◆ Job ◆
Omit all images, then repeat exactly the lines below from the one containing "Emit a Python" through the one containing "de_448 = [1.071, 1.185, 1.338]", both ends included.

◆ Data rows ◆
-=-=-=-=-
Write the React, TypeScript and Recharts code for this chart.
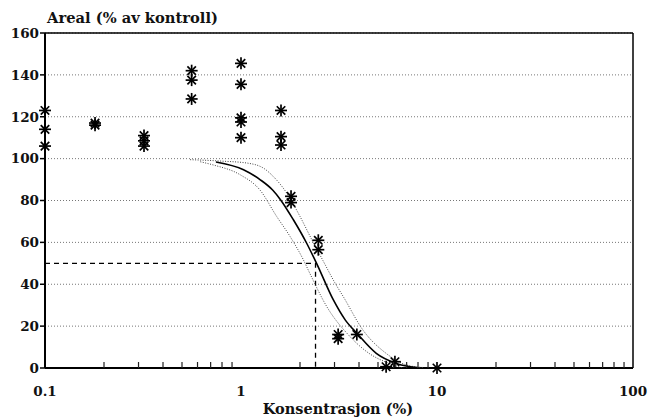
-=-=-=-=-
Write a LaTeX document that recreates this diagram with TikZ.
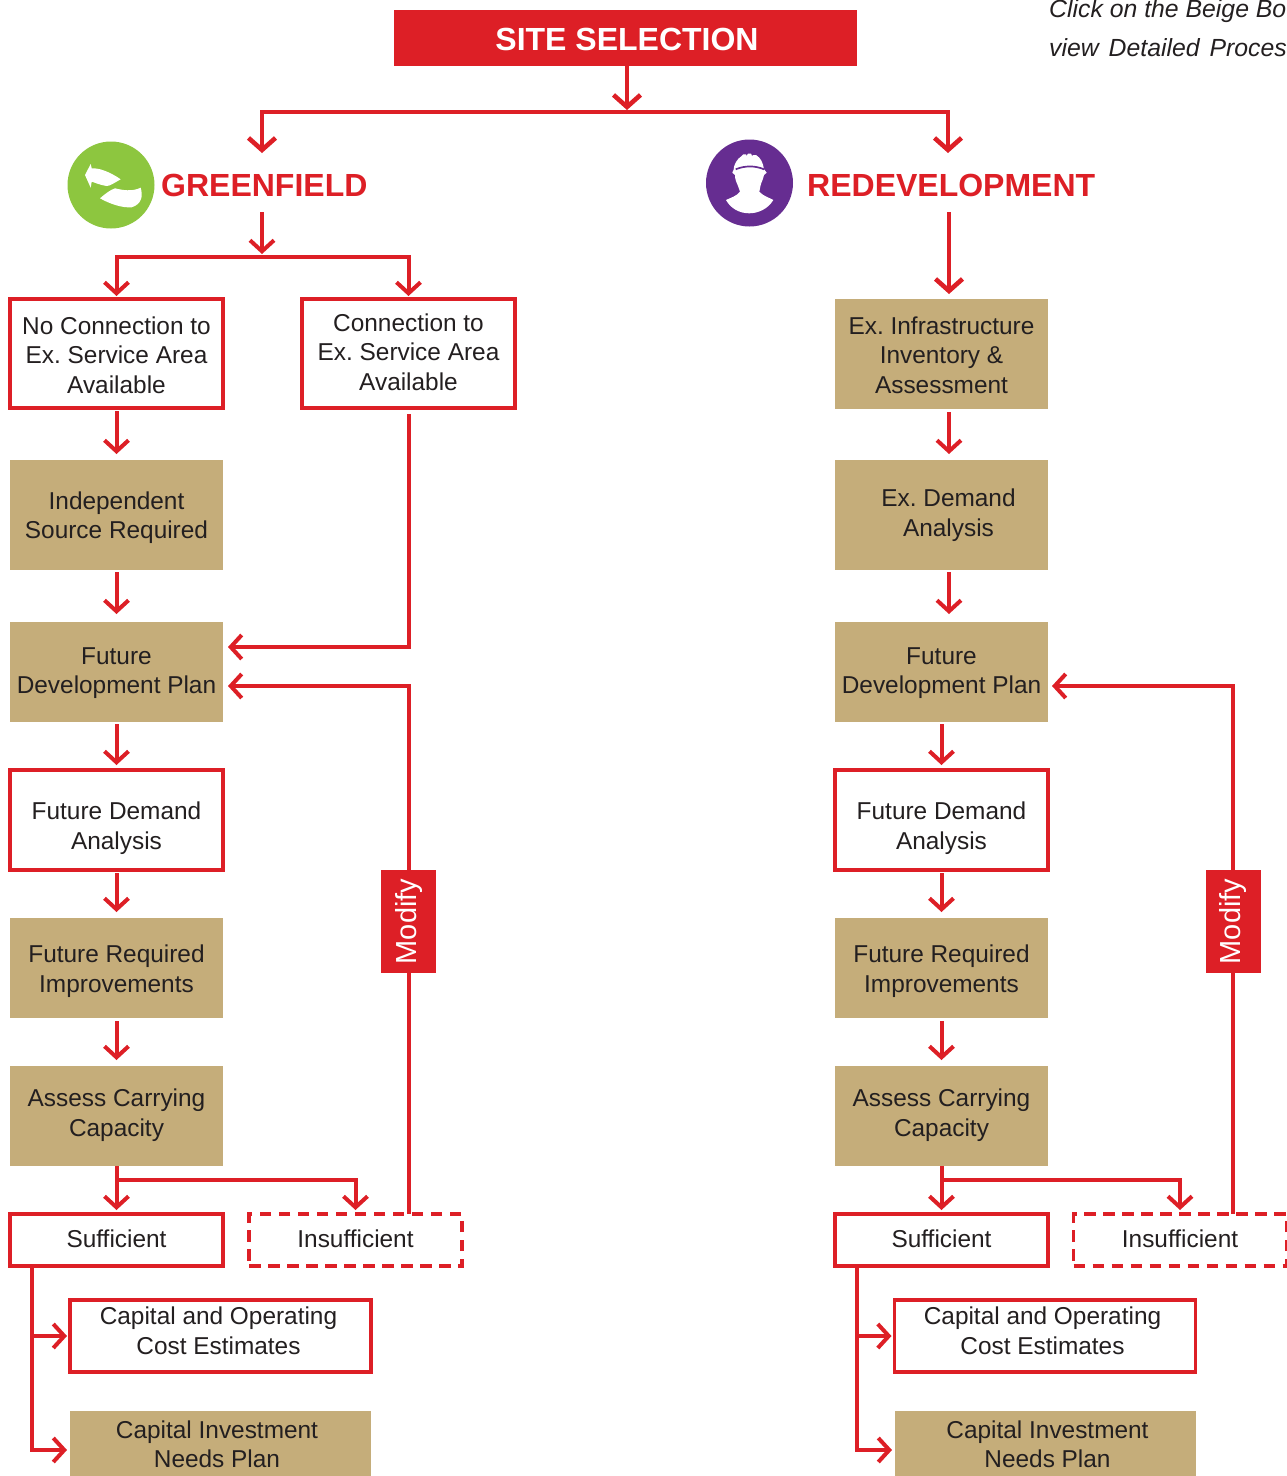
-=-=-=-=-
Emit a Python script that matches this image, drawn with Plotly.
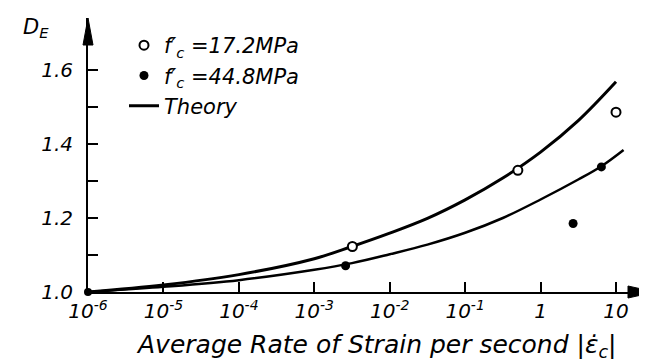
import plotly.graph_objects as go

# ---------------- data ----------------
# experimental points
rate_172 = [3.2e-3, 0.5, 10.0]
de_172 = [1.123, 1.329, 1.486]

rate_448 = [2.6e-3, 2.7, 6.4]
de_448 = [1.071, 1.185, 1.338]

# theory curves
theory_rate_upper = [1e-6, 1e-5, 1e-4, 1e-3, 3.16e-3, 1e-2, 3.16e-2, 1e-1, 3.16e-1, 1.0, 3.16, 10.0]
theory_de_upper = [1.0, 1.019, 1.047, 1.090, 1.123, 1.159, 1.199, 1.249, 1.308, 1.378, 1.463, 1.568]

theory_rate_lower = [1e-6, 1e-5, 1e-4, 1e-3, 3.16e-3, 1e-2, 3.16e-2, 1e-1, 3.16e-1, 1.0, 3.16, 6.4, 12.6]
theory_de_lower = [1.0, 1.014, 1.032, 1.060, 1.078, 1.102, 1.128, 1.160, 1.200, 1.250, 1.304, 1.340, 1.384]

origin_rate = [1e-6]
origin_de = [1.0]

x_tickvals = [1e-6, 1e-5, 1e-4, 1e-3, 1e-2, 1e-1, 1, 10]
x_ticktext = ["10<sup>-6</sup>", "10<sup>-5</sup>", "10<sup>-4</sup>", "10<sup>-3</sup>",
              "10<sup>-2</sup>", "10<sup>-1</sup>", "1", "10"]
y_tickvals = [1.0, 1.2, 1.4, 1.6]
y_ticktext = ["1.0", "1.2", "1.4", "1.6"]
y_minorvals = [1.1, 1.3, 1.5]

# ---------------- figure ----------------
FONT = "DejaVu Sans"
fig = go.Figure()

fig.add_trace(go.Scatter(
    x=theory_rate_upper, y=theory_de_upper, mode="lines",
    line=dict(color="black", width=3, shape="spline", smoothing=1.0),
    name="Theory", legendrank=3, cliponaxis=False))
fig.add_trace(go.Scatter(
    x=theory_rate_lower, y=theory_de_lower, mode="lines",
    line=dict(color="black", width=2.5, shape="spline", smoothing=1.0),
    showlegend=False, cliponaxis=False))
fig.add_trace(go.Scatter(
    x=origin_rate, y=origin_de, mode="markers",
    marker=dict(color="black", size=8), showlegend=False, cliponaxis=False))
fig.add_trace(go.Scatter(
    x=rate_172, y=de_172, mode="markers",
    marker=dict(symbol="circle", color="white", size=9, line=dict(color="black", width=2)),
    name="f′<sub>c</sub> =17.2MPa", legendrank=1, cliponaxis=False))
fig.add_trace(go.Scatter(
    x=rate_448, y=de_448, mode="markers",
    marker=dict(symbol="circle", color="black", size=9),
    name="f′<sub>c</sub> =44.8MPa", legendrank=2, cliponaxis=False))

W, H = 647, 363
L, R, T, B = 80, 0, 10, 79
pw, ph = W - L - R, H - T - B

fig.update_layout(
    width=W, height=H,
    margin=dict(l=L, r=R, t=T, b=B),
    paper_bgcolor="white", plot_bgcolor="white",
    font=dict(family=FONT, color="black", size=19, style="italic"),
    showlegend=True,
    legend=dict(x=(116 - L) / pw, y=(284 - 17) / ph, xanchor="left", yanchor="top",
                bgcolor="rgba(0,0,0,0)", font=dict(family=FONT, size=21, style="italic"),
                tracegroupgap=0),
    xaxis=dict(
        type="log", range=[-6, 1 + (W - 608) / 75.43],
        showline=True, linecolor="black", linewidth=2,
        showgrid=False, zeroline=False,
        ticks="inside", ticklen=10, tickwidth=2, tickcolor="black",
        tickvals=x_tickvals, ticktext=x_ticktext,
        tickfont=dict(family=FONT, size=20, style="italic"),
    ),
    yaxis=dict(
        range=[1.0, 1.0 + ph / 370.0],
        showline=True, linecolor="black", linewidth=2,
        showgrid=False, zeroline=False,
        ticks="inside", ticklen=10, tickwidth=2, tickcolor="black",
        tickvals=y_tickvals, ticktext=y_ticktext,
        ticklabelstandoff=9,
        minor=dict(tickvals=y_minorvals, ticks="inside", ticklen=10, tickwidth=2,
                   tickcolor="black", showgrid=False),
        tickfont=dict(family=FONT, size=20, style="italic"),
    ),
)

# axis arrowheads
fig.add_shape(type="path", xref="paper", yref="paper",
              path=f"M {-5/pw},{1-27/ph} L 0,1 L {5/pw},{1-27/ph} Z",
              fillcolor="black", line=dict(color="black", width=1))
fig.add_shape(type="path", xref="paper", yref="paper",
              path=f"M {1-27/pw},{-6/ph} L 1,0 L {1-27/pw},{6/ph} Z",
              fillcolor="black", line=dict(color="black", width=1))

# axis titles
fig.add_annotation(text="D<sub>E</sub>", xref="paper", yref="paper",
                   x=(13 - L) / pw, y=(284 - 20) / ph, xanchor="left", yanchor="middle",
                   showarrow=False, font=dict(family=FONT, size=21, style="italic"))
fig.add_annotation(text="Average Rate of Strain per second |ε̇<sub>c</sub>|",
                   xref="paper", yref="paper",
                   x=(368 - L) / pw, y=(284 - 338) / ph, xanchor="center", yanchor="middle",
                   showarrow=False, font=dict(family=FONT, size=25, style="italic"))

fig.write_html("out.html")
-=-=-=-=-
◆ Written response ◆
Emit a Python script that matches this image, drawn with Plotly.
import plotly.graph_objects as go

# ---------------- data ----------------
# experimental points
rate_172 = [3.2e-3, 0.5, 10.0]
de_172 = [1.123, 1.329, 1.486]

rate_448 = [2.6e-3, 2.7, 6.4]
de_448 = [1.071, 1.185, 1.338]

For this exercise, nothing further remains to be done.